The bad faith interpretation of Omar’s remarks clearly hasn’t abated in the months since. On the anniversary of the terrorist attacks, Nicholas Haros Jr., whose mother died in the World Trade Center, gave a speech on the anniversary while wearing a shirt with the words, “some people did something.” As if that weren’t enough, Haros made reference to the remarks in his speech.
“‘Some people did something,’ said a freshman congresswoman from Minnesota,” Haros said, according to The Hill. “Today I am here to respond to you exactly who did what to whom.”
That a terrorist organization rooted in radical Islamic ideology—Al Qaeda—engineered 9/11 is irrefutable. So, too, is the discrimination that many Muslim Americans (and frankly, more than a few non-Muslims) experienced after the attacks. According to the Pew Research Center, 93 Muslims were assaulted in the U.S. specifically because of their religion in 2001—a spike in hate crimes that wasn’t exceeded until 2016. (Bear in mind, too, that these numbers don’t reflect intimidation, verbal attacks, or other forms of harassment).
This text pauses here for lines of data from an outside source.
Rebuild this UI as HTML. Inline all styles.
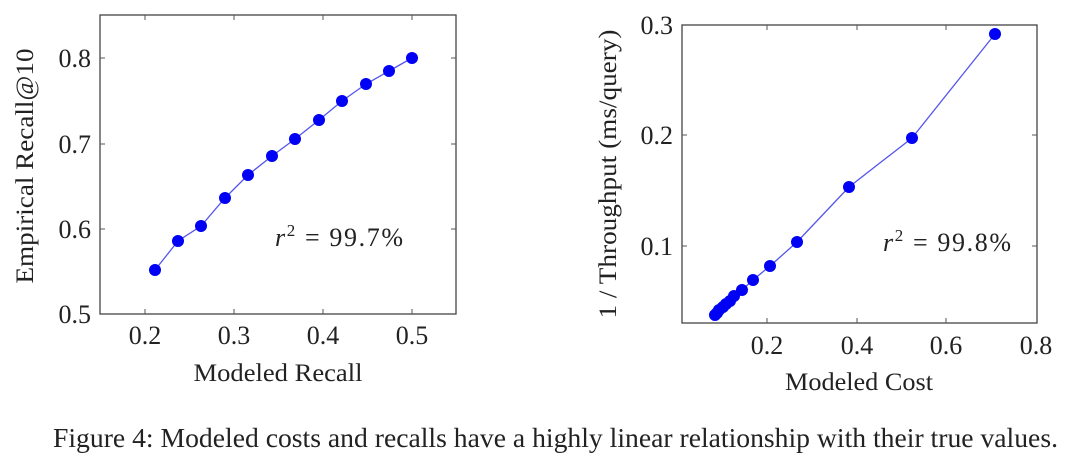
<!DOCTYPE html>
<html><head><meta charset="utf-8"><style>
html,body{margin:0;padding:0;background:#fff;width:1080px;height:458px;overflow:hidden}
svg{display:block}
text{font-family:"Liberation Serif",serif;fill:#222}
</style></head><body>
<svg width="1080" height="458" viewBox="0 0 1080 458" xmlns="http://www.w3.org/2000/svg">
<!-- Left chart -->
<rect x="100" y="15" width="356" height="299" fill="none" stroke="#444" stroke-width="1.3"/>
<g stroke="#555" stroke-width="1">
<line x1="145" y1="314" x2="145" y2="309"/><line x1="145" y1="15" x2="145" y2="20"/>
<line x1="234" y1="314" x2="234" y2="309"/><line x1="234" y1="15" x2="234" y2="20"/>
<line x1="323" y1="314" x2="323" y2="309"/><line x1="323" y1="15" x2="323" y2="20"/>
<line x1="412" y1="314" x2="412" y2="309"/><line x1="412" y1="15" x2="412" y2="20"/>
<line x1="100" y1="58" x2="105" y2="58"/><line x1="456" y1="58" x2="451" y2="58"/>
<line x1="100" y1="144" x2="105" y2="144"/><line x1="456" y1="144" x2="451" y2="144"/>
<line x1="100" y1="229" x2="105" y2="229"/><line x1="456" y1="229" x2="451" y2="229"/>
</g>
<g font-size="26" text-anchor="end">
<text x="91" y="67">0.8</text><text x="91" y="153">0.7</text><text x="91" y="238">0.6</text><text x="91" y="323">0.5</text>
</g>
<g font-size="26" text-anchor="middle">
<text x="145" y="344">0.2</text><text x="234" y="344">0.3</text><text x="323" y="344">0.4</text><text x="412" y="344">0.5</text>
<text x="278" y="381" font-size="25" textLength="169" lengthAdjust="spacingAndGlyphs">Modeled Recall</text>
<text transform="translate(33,166) rotate(-90)" font-size="25" textLength="235" lengthAdjust="spacingAndGlyphs">Empirical Recall@10</text>
</g>
<polyline fill="none" stroke="#5555ee" stroke-width="1.3" points="155,270 178,241 201,226 225,198 248,175 272,156 295,139 319,120 342,101 366,84 389,71 412,58"/>
<g fill="#0000f5">
<circle cx="155" cy="270" r="6"/><circle cx="178" cy="241" r="6"/><circle cx="201" cy="226" r="6"/><circle cx="225" cy="198" r="6"/><circle cx="248" cy="175" r="6"/><circle cx="272" cy="156" r="6"/><circle cx="295" cy="139" r="6"/><circle cx="319" cy="120" r="6"/><circle cx="342" cy="101" r="6"/><circle cx="366" cy="84" r="6"/><circle cx="389" cy="71" r="6"/><circle cx="412" cy="58" r="6"/>
</g>
<text x="275" y="246" font-size="26" textLength="128" lengthAdjust="spacing"><tspan font-style="italic">r</tspan><tspan font-size="17" dy="-10">2</tspan><tspan dy="10"> = 99.7%</tspan></text>

<!-- Right chart -->
<rect x="682" y="25" width="355" height="298" fill="none" stroke="#444" stroke-width="1.3"/>
<g stroke="#555" stroke-width="1">
<line x1="767" y1="323" x2="767" y2="318"/><line x1="767" y1="25" x2="767" y2="30"/>
<line x1="857" y1="323" x2="857" y2="318"/><line x1="857" y1="25" x2="857" y2="30"/>
<line x1="946" y1="323" x2="946" y2="318"/><line x1="946" y1="25" x2="946" y2="30"/>
<line x1="682" y1="135" x2="687" y2="135"/><line x1="1037" y1="135" x2="1032" y2="135"/>
<line x1="682" y1="246" x2="687" y2="246"/><line x1="1037" y1="246" x2="1032" y2="246"/>
</g>
<g font-size="26" text-anchor="end">
<text x="673" y="34">0.3</text><text x="673" y="144">0.2</text><text x="673" y="255">0.1</text>
</g>
<g font-size="26" text-anchor="middle">
<text x="767" y="354">0.2</text><text x="857" y="354">0.4</text><text x="946" y="354">0.6</text><text x="1036" y="354">0.8</text>
<text x="859" y="390" font-size="25" textLength="148" lengthAdjust="spacingAndGlyphs">Modeled Cost</text>
<text transform="translate(616,174) rotate(-90)" font-size="25" textLength="289" lengthAdjust="spacingAndGlyphs">1 / Throughput (ms/query)</text>
</g>
<polyline fill="none" stroke="#5555ee" stroke-width="1.3" points="715,315 717,313 719,310 723,307 726,304 730,301 734,296 742,290 753,280 770,266 797,242 849,187 912,138 995,34"/>
<g fill="#0000f5">
<circle cx="715" cy="315" r="6"/><circle cx="717" cy="313" r="6"/><circle cx="719" cy="310" r="6"/><circle cx="723" cy="307" r="6"/><circle cx="726" cy="304" r="6"/><circle cx="730" cy="301" r="6"/><circle cx="734" cy="296" r="6"/><circle cx="742" cy="290" r="6"/><circle cx="753" cy="280" r="6"/><circle cx="770" cy="266" r="6"/><circle cx="797" cy="242" r="6"/><circle cx="849" cy="187" r="6"/><circle cx="912" cy="138" r="6"/><circle cx="995" cy="34" r="6"/>
</g>
<text x="883" y="251" font-size="26" textLength="128" lengthAdjust="spacing"><tspan font-style="italic">r</tspan><tspan font-size="17" dy="-10">2</tspan><tspan dy="10"> = 99.8%</tspan></text>

<!-- Caption -->
<text x="53" y="447" font-size="27" textLength="1005" lengthAdjust="spacingAndGlyphs">Figure 4: Modeled costs and recalls have a highly linear relationship with their true values.</text>
</svg>
</body></html>
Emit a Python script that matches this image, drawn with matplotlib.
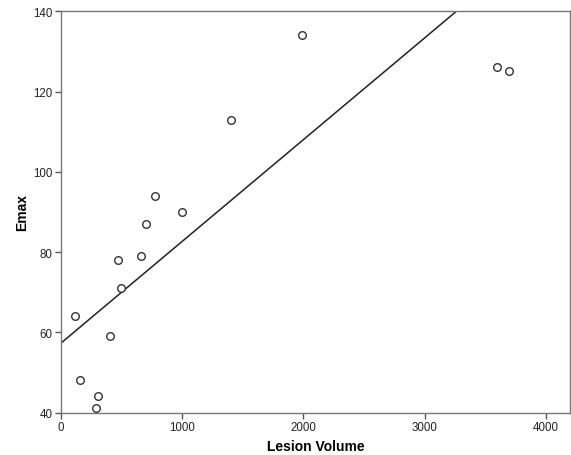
import numpy as np
import matplotlib
matplotlib.use("Agg")
import matplotlib.pyplot as plt

plt.rcParams['font.family'] = ['Liberation Sans', 'DejaVu Sans']

lesion_volume = [113, 157, 305, 286, 401, 467, 495, 657, 701, 775, 998, 1401, 1987, 3594, 3699]
emax = [64, 48, 44, 41, 59, 78, 71, 79, 87, 94, 90, 113, 134, 126, 125]
fit_intercept = 57.3
fit_slope = 0.02535
xticks = [0, 1000, 2000, 3000, 4000]
yticks = [40, 60, 80, 100, 120, 140]

fig = plt.figure(figsize=(5.71, 4.56), dpi=100)
ax = fig.add_axes([0.1068, 0.0932, 0.8914, 0.8798])

x = np.array(lesion_volume, dtype=float)
y = np.array(emax, dtype=float)
xl = np.array([0, 4200])
ax.plot(xl, fit_intercept + fit_slope * xl, color='#222222', lw=1.1, zorder=2)

ax.scatter(x, y, s=30, facecolors='white', edgecolors='#333333', linewidths=1.0, zorder=3)

ax.set_xlim(0, 4200)
ax.set_ylim(40, 140)
ax.set_xticks(xticks)
ax.set_yticks(yticks)
for s in ax.spines.values():
    s.set_color('#777777')
    s.set_linewidth(1.0)
ax.tick_params(direction='out', length=4, width=1, color='#555555', labelsize=8.3, labelcolor='#222222', pad=2)
ax.set_xlabel('Lesion Volume', fontsize=10, fontweight='bold', labelpad=4.5)
ax.set_ylabel('Emax', fontsize=10, fontweight='bold', labelpad=3)

fig.savefig('out.png', dpi=100)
Omar has emphasized repeatedly that her perception of 9/11 is informed by both the fear she felt as an American and as a Muslim woman viewed as a threat by her fellow Americans—a point she made to USA Today in recent days:
“To some people, it’s easy for them to not think of me as an American, as someone who would not have the same feelings as they did as we were being attacked on American soil,” she said.